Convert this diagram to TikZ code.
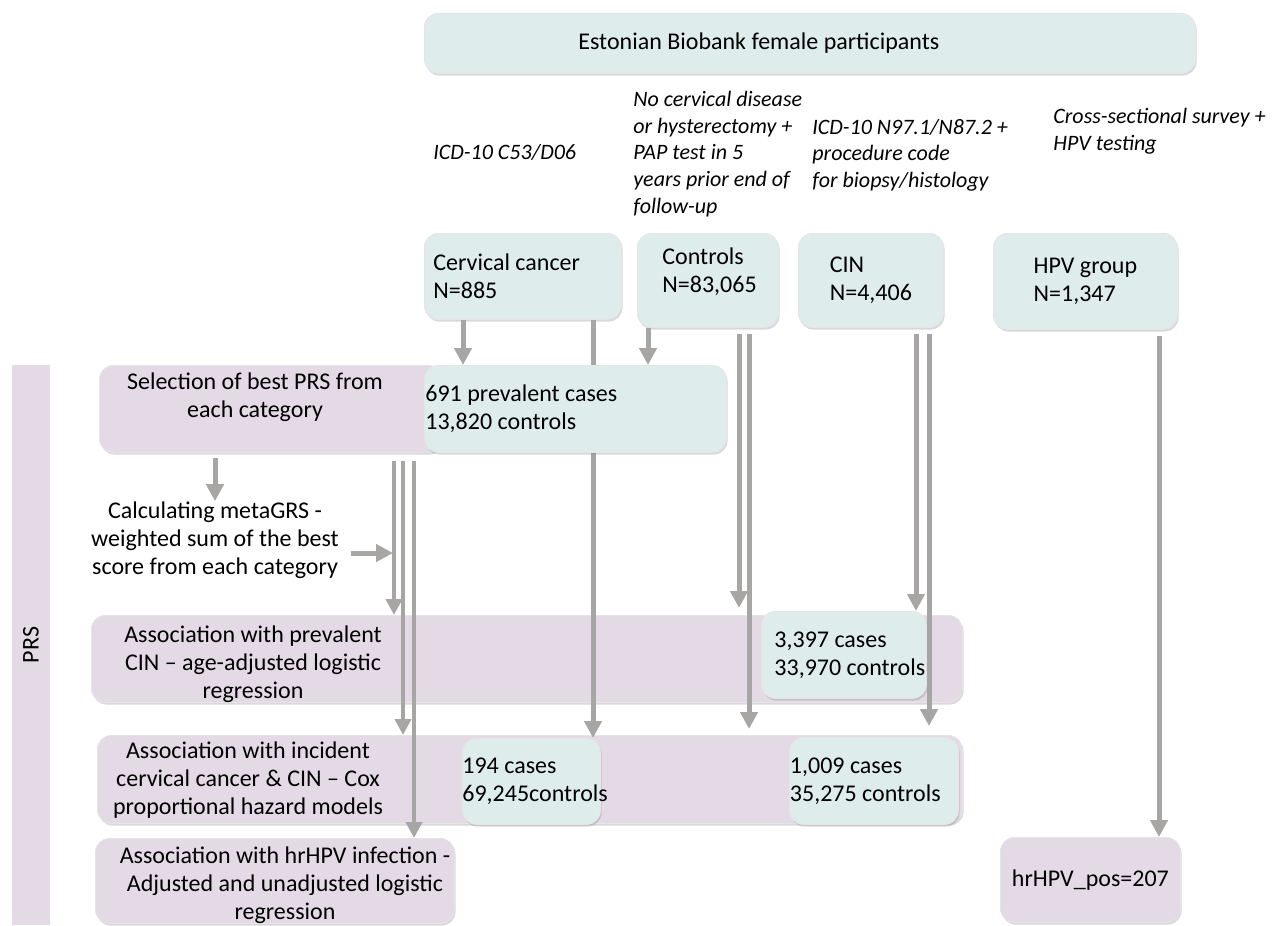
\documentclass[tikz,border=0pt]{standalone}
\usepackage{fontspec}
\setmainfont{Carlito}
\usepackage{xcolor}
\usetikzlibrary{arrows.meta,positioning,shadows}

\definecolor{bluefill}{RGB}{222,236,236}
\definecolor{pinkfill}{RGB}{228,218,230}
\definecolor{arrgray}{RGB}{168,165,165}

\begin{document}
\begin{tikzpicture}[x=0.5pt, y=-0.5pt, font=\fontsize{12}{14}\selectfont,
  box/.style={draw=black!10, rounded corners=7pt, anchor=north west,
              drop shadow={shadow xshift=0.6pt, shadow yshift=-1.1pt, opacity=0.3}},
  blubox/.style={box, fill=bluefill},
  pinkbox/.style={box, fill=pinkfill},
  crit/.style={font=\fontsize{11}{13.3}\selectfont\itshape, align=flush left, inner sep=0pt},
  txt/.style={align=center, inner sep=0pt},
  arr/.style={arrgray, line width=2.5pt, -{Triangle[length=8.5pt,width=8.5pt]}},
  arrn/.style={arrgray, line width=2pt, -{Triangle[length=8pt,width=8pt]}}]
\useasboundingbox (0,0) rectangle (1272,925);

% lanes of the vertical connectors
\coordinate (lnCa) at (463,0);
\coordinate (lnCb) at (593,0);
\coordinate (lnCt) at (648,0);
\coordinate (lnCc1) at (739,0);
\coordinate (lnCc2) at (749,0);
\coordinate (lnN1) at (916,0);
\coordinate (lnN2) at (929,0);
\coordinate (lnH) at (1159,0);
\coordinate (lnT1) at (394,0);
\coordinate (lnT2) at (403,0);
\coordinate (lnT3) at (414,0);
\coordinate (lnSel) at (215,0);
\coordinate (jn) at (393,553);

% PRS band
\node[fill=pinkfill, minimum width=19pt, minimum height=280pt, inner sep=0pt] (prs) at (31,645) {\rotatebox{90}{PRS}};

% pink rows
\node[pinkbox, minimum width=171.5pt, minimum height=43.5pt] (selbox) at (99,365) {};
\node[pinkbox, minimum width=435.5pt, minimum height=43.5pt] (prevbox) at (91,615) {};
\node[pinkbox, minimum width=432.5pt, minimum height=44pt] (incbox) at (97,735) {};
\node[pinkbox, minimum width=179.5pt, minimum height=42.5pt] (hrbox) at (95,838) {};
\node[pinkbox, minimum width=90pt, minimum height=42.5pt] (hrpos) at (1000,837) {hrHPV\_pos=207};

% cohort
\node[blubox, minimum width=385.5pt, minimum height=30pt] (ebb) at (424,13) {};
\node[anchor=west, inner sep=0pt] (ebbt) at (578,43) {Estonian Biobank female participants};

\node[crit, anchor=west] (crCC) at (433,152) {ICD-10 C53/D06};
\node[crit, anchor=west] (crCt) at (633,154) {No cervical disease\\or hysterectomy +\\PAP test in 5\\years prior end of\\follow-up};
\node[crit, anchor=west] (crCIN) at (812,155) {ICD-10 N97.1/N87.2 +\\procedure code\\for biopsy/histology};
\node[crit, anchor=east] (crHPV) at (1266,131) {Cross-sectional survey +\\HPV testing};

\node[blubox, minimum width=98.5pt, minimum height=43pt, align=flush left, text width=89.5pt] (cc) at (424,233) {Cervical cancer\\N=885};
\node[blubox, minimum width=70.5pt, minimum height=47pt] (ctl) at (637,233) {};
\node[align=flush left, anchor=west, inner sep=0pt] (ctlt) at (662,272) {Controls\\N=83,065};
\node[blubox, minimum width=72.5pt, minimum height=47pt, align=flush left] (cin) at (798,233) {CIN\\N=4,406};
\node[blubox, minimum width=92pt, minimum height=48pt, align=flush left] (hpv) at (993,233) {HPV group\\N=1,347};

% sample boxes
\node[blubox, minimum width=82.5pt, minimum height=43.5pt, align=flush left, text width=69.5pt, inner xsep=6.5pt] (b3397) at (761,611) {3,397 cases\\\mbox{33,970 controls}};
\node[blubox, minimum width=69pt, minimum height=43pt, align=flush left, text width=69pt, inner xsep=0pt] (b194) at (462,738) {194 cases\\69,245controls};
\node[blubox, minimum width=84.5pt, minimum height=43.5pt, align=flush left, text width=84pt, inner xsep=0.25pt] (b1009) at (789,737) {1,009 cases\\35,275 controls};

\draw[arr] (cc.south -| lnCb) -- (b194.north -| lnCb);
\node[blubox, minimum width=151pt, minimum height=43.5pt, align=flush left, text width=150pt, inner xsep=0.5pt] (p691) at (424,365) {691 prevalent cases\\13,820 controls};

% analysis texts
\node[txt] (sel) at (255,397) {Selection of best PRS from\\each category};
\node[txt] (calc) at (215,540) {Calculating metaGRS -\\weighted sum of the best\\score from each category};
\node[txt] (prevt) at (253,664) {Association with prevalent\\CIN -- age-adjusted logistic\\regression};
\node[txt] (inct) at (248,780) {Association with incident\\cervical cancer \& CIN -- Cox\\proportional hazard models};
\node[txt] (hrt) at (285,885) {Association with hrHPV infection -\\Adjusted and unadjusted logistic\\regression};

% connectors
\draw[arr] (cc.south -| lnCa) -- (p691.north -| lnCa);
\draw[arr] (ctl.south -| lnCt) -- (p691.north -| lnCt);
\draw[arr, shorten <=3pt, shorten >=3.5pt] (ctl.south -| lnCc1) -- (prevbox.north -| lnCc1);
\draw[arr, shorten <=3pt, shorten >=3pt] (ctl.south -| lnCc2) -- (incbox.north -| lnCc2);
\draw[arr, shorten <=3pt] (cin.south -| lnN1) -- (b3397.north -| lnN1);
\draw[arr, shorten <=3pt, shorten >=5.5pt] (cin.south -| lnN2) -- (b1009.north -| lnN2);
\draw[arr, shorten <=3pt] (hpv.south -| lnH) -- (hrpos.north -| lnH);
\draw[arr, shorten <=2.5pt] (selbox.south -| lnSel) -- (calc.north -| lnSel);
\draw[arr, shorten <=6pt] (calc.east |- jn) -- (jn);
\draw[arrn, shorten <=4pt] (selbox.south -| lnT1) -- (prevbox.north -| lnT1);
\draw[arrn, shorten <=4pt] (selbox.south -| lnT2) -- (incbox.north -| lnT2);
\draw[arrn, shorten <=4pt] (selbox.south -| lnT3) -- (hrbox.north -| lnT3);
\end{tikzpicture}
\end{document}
* * * * * * * * *
- _TASK DESCRIPTION_
The material above must be printed exactly, with its pictures left out.

- _FINAL RESULT_
Convert this diagram to TikZ code.
\documentclass[tikz,border=0pt]{standalone}
\usepackage{fontspec}
\setmainfont{Carlito}
\usepackage{xcolor}
\usetikzlibrary{arrows.meta,positioning,shadows}

\definecolor{bluefill}{RGB}{222,236,236}
\definecolor{pinkfill}{RGB}{228,218,230}
\definecolor{arrgray}{RGB}{168,165,165}

\begin{document}
\begin{tikzpicture}[x=0.5pt, y=-0.5pt, font=\fontsize{12}{14}\selectfont,
  box/.style={draw=black!10, rounded corners=7pt, anchor=north west,
              drop shadow={shadow xshift=0.6pt, shadow yshift=-1.1pt, opacity=0.3}},
  blubox/.style={box, fill=bluefill},
  pinkbox/.style={box, fill=pinkfill},
  crit/.style={font=\fontsize{11}{13.3}\selectfont\itshape, align=flush left, inner sep=0pt},
  txt/.style={align=center, inner sep=0pt},
  arr/.style={arrgray, line width=2.5pt, -{Triangle[length=8.5pt,width=8.5pt]}},
  arrn/.style={arrgray, line width=2pt, -{Triangle[length=8pt,width=8pt]}}]
\useasboundingbox (0,0) rectangle (1272,925);

% lanes of the vertical connectors
\coordinate (lnCa) at (463,0);
\coordinate (lnCb) at (593,0);
\coordinate (lnCt) at (648,0);
\coordinate (lnCc1) at (739,0);
\coordinate (lnCc2) at (749,0);
\coordinate (lnN1) at (916,0);
\coordinate (lnN2) at (929,0);
\coordinate (lnH) at (1159,0);
\coordinate (lnT1) at (394,0);
\coordinate (lnT2) at (403,0);
\coordinate (lnT3) at (414,0);
\coordinate (lnSel) at (215,0);
\coordinate (jn) at (393,553);

% PRS band
\node[fill=pinkfill, minimum width=19pt, minimum height=280pt, inner sep=0pt] (prs) at (31,645) {\rotatebox{90}{PRS}};

% pink rows
\node[pinkbox, minimum width=171.5pt, minimum height=43.5pt] (selbox) at (99,365) {};
\node[pinkbox, minimum width=435.5pt, minimum height=43.5pt] (prevbox) at (91,615) {};
\node[pinkbox, minimum width=432.5pt, minimum height=44pt] (incbox) at (97,735) {};
\node[pinkbox, minimum width=179.5pt, minimum height=42.5pt] (hrbox) at (95,838) {};
\node[pinkbox, minimum width=90pt, minimum height=42.5pt] (hrpos) at (1000,837) {hrHPV\_pos=207};

% cohort
\node[blubox, minimum width=385.5pt, minimum height=30pt] (ebb) at (424,13) {};
\node[anchor=west, inner sep=0pt] (ebbt) at (578,43) {Estonian Biobank female participants};

\node[crit, anchor=west] (crCC) at (433,152) {ICD-10 C53/D06};
\node[crit, anchor=west] (crCt) at (633,154) {No cervical disease\\or hysterectomy +\\PAP test in 5\\years prior end of\\follow-up};
\node[crit, anchor=west] (crCIN) at (812,155) {ICD-10 N97.1/N87.2 +\\procedure code\\for biopsy/histology};
\node[crit, anchor=east] (crHPV) at (1266,131) {Cross-sectional survey +\\HPV testing};

\node[blubox, minimum width=98.5pt, minimum height=43pt, align=flush left, text width=89.5pt] (cc) at (424,233) {Cervical cancer\\N=885};
\node[blubox, minimum width=70.5pt, minimum height=47pt] (ctl) at (637,233) {};
\node[align=flush left, anchor=west, inner sep=0pt] (ctlt) at (662,272) {Controls\\N=83,065};
\node[blubox, minimum width=72.5pt, minimum height=47pt, align=flush left] (cin) at (798,233) {CIN\\N=4,406};
\node[blubox, minimum width=92pt, minimum height=48pt, align=flush left] (hpv) at (993,233) {HPV group\\N=1,347};

% sample boxes
\node[blubox, minimum width=82.5pt, minimum height=43.5pt, align=flush left, text width=69.5pt, inner xsep=6.5pt] (b3397) at (761,611) {3,397 cases\\\mbox{33,970 controls}};
\node[blubox, minimum width=69pt, minimum height=43pt, align=flush left, text width=69pt, inner xsep=0pt] (b194) at (462,738) {194 cases\\69,245controls};
\node[blubox, minimum width=84.5pt, minimum height=43.5pt, align=flush left, text width=84pt, inner xsep=0.25pt] (b1009) at (789,737) {1,009 cases\\35,275 controls};

\draw[arr] (cc.south -| lnCb) -- (b194.north -| lnCb);
\node[blubox, minimum width=151pt, minimum height=43.5pt, align=flush left, text width=150pt, inner xsep=0.5pt] (p691) at (424,365) {691 prevalent cases\\13,820 controls};

% analysis texts
\node[txt] (sel) at (255,397) {Selection of best PRS from\\each category};
\node[txt] (calc) at (215,540) {Calculating metaGRS -\\weighted sum of the best\\score from each category};
\node[txt] (prevt) at (253,664) {Association with prevalent\\CIN -- age-adjusted logistic\\regression};
\node[txt] (inct) at (248,780) {Association with incident\\cervical cancer \& CIN -- Cox\\proportional hazard models};
\node[txt] (hrt) at (285,885) {Association with hrHPV infection -\\Adjusted and unadjusted logistic\\regression};

% connectors
\draw[arr] (cc.south -| lnCa) -- (p691.north -| lnCa);
\draw[arr] (ctl.south -| lnCt) -- (p691.north -| lnCt);
\draw[arr, shorten <=3pt, shorten >=3.5pt] (ctl.south -| lnCc1) -- (prevbox.north -| lnCc1);
\draw[arr, shorten <=3pt, shorten >=3pt] (ctl.south -| lnCc2) -- (incbox.north -| lnCc2);
\draw[arr, shorten <=3pt] (cin.south -| lnN1) -- (b3397.north -| lnN1);
\draw[arr, shorten <=3pt, shorten >=5.5pt] (cin.south -| lnN2) -- (b1009.north -| lnN2);
\draw[arr, shorten <=3pt] (hpv.south -| lnH) -- (hrpos.north -| lnH);
\draw[arr, shorten <=2.5pt] (selbox.south -| lnSel) -- (calc.north -| lnSel);
\draw[arr, shorten <=6pt] (calc.east |- jn) -- (jn);
\draw[arrn, shorten <=4pt] (selbox.south -| lnT1) -- (prevbox.north -| lnT1);
\draw[arrn, shorten <=4pt] (selbox.south -| lnT2) -- (incbox.north -| lnT2);
\draw[arrn, shorten <=4pt] (selbox.south -| lnT3) -- (hrbox.north -| lnT3);
\end{tikzpicture}
\end{document}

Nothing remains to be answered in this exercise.